Psychological safety is a prominent topic in Canadian and western societies. In fact, all across Canada, governments have enacted legislation that requires employers to investigate harassment. Additionally, universities and sport and arts organizations have adopted stringent rules against interpersonal offences. A dilemma arises, though, when efforts are made to define harassing behaviour through the subjective lenses of the participants in a workplace discussion. What one person perceives as reasonable communication can be viewed as unreasonable by another.
A recent case I’m aware of that involves an elite sports coach illustrates the problem: the coach was accused of maltreatment after questioning an athlete about their recent declining performance, which was proven by objective measurement. The athlete took offence to the coach’s questions in spite of the fact that there was no yelling or screaming, swearing, or belittling. The coach was exonerated, but not before going through a stressful and emotionally exhausting investigation process conducted by their national sports organization.
So how should organizations understand psychological safety?
In a 2022 TED Talk, world-renowned organizational psychologist Adam Grant provides crucial insights into the common misunderstanding of what psychological safety is and is not. It is not:
Being Nice: "The problem with some of these misconceptions in particular like being agreeable and being nice,” Grant says, “is that they're exactly the opposite of what I'm talking about... being nice in the workplace often means not telling you what I really think, because it wouldn't be nice." While psychological safety requires respectful but candid communication, being nice often involves withholding honest feedback to avoid hurting feelings.

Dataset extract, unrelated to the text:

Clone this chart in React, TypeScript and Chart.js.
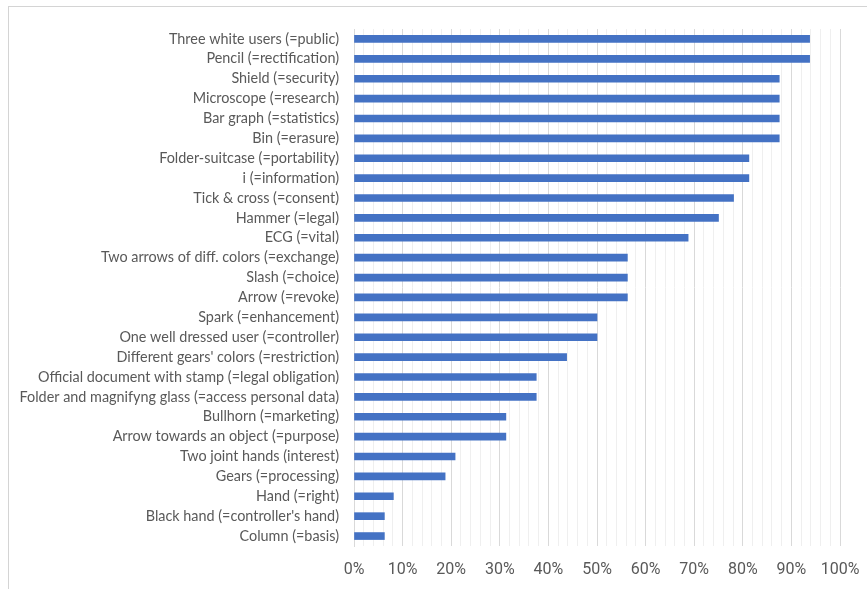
import React, { useEffect, useRef } from "react";
import { Chart, registerables } from "chart.js";

Chart.register(...registerables);

const categories: string[] = [
  "Three white users (=public)",
  "Pencil (=rectification)",
  "Shield (=security)",
  "Microscope (=research)",
  "Bar graph (=statistics)",
  "Bin (=erasure)",
  "Folder-suitcase (=portability)",
  "i (=information)",
  "Tick & cross (=consent)",
  "Hammer (=legal)",
  "ECG (=vital)",
  "Two arrows of diff. colors (=exchange)",
  "Slash (=choice)",
  "Arrow (=revoke)",
  "Spark (=enhancement)",
  "One well dressed user (=controller)",
  "Different gears' colors (=restriction)",
  "Official document with stamp (=legal obligation)",
  "Folder and magnifyng glass (=access personal data)",
  "Bullhorn (=marketing)",
  "Arrow towards an object (=purpose)",
  "Two joint hands (interest)",
  "Gears (=processing)",
  "Hand (=right)",
  "Black hand (=controller's hand)",
  "Column (=basis)",
];

const percentages: number[] = [
  93.75, 93.75, 87.5, 87.5, 87.5, 87.5, 81.25, 81.25, 78.1, 75, 68.75,
  56.25, 56.25, 56.25, 50, 50, 43.75, 37.5, 37.5, 31.25, 31.25, 20.8,
  18.75, 8.1, 6.25, 6.25,
];

const axisMin = 0;
const axisMax = 100;
const minorStep = 2;
const majorStep = 10;

export default function App() {
  const canvasRef = useRef<HTMLCanvasElement | null>(null);

  useEffect(() => {
    const canvas = canvasRef.current;
    if (!canvas) return;
    const chart = new Chart(canvas, {
      type: "bar",
      data: {
        labels: categories,
        datasets: [
          {
            data: percentages,
            backgroundColor: "#4472C4",
            borderWidth: 0,
            barThickness: 7,
          },
        ],
      },
      options: {
        indexAxis: "y",
        animation: false,
        responsive: false,
        maintainAspectRatio: false,
        layout: { padding: { left: 0, right: 27, top: 29, bottom: 0 } },
        plugins: {
          legend: { display: false },
          tooltip: { enabled: false },
        },
        scales: {
          x: {
            min: axisMin,
            max: axisMax,
            afterFit: (scale: any) => {
              scale.height = 43;
              scale.paddingRight = 0;
              scale.paddingLeft = 0;
            },
            border: { display: false },
            grid: {
              drawTicks: false,
              color: (ctx: any) =>
                ctx.tick && ctx.tick.value % majorStep === 0 ? "#d9d9d9" : "#efefef",
              lineWidth: 1,
            },
            ticks: {
              stepSize: minorStep,
              autoSkip: false,
              maxRotation: 0,
              padding: 14,
              color: "#595959",
              font: { family: "Roboto", size: 16 },
              callback: (v: any) => (Number(v) % majorStep === 0 ? `${v}%` : ""),
            },
          },
          y: {
            afterFit: (scale: any) => {
              scale.width = 354;
            },
            border: { display: true, color: "#d9d9d9" },
            grid: { display: false, drawTicks: false },
            ticks: {
              padding: 15,
              color: "#595959",
              font: { family: "Lato", size: 14.4 },
              autoSkip: false,
            },
          },
        },
      },
    } as any);
    return () => chart.destroy();
  }, []);

  return (
    <div
      style={{
        position: "absolute",
        left: 0,
        top: 0,
        width: 867,
        height: 589,
        overflow: "hidden",
        background: "#fff",
      }}
    >
      <div
        style={{
          position: "absolute",
          left: 8,
          top: 6,
          width: 950,
          height: 700,
          border: "1px solid #d4d4d4",
          boxSizing: "border-box",
        }}
      />
      <canvas
        ref={canvasRef}
        width={867}
        height={589}
        style={{ position: "absolute", left: 0, top: 0, width: 867, height: 589 }}
      />
    </div>
  );
}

Being agreeable: An organization’s goal should be to achieve respectful candor that advances its organizational objectives. In psychologically safe environments, disagreement is valued as a path to better solutions. Insincere agreement to avoid offence fails to advance organizational objectives and actually fosters a deterioration of psychological safety.
Similarly, in a talk given at the University of Chicago’s Institute of Politics several years ago, CNN commentator Van Jones expressed strong opposition to the concept of ideological/emotional safety, which he described as the expectation to "feel good all the time". Jones argued that this contortion of liberalism becomes "useless, obnoxious and dangerous" in the real world and becomes antithetical to learning and development. He encouraged students to resist the expectation that the jungle should be paved for them. Instead, “Put on some boots and learn how to deal with adversity.”
In workplaces, classrooms, competitive athletic environments and in the arts, the mix-up between psychological safety and the expectation that everyone should feel good all the time is leading to a withholding of truth. In turn, that withholding is causing employees, athletes, musicians, and actors to be deprived of opportunities to learn, to correct, to improve, and to grow. When managers, professors, coaches, and directors are afraid to give honest feedback, it’s the people they are managing who ultimately lose. Short-term shielding from less than positive feedback prevents long-term development, and it does not equate to a psychologically safe interaction.
Importance of humility
Organizationally, a way to foster true psychological safety is found in the teaching and expectation of humility. On this point, Admiral William McRaven, a leadership expert and University of Texas professor, described to Adam Grant steps he has used to create psychological safety for his staff by:
acknowledging his own fallibility;
explicitly asking for feedback;
showing respect by spending time with team members at all levels;
setting high standards while encouraging accountability in both directions.
A study that I am currently involved in concerning the practice of humility offers an additional option for organizations. Humility is a virtue that has lost some of its subscription over the fifty years, but it supercharges organizations with psychological safety. The practice of humility requires all of us to acknowledge that our ideas could very well be wrong and our performance may not be perfect. If we train our members in humility and have them commit to it as an organizational virtue, candid discussions about our own performance at work, school, on teams, or in the arts become easier to have. In turn, facilitating candid reviews of our performance provides us with building blocks for improvement.
That’s the benefit of psychological safety, and that’s where it differs from simply feeling good.
Kelly VanBuskirk, KC, PhD, C. Arb. is a lawyer and principal at VanBuskirk Law. He has practiced labour, employment, and human rights law for more than 30 years.